Among the many policy suggestions following the mass murder in Newtown Connecticut, this one from Megan McArdle is nearly indistinguishable from an Onion article (via Balloon Juice):
My guess is that we're going to get a law anyway, and my hope is that it will consist of small measures that might have some tiny actual effect, like restrictions on magazine capacity. I'd also like us to encourage people to gang rush shooters, rather than following their instincts to hide; if we drilled it into young people that the correct thing to do is for everyone to instantly run at the guy with the gun, these sorts of mass shootings would be less deadly, because even a guy with a very powerful weapon can be brought down by 8-12 unarmed bodies piling on him at once. Would it work? Would people do it? I have no idea; all I can say is that both these things would be more effective than banning rifles with pistol grips.
But I doubt we're going to tell people to gang rush mass shooters, because that would involve admitting that there is no mental health service or "reasonable gun control" which is going to prevent all of these attacks. Which is to say, admitting that we have no box big enough to completely contain evil.
She has no idea whether it would work, but she's certain it would work better than gun control.
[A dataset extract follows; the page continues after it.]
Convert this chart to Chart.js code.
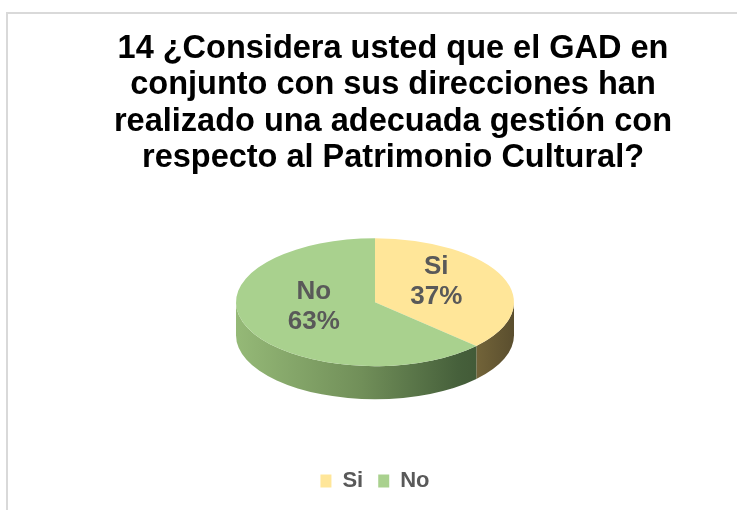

I love her understanding of tactical assault rifles, just a rifle with a pistol grip. A gun like the one used can fire at a rate of 800 rounds per minute at full auto (that's 30 rounds in 2.25 sec). Even in semi automatic an experienced shooter can get through an entire 30 round magazine in less than 15 sec. Why should we base our tactics upon known facts about a weapon's capabilities? It is confusing that we have such a gun culture but it has so little understanding of what these weapons are capable of. Maybe that is part of the reason we have so much violence involving them.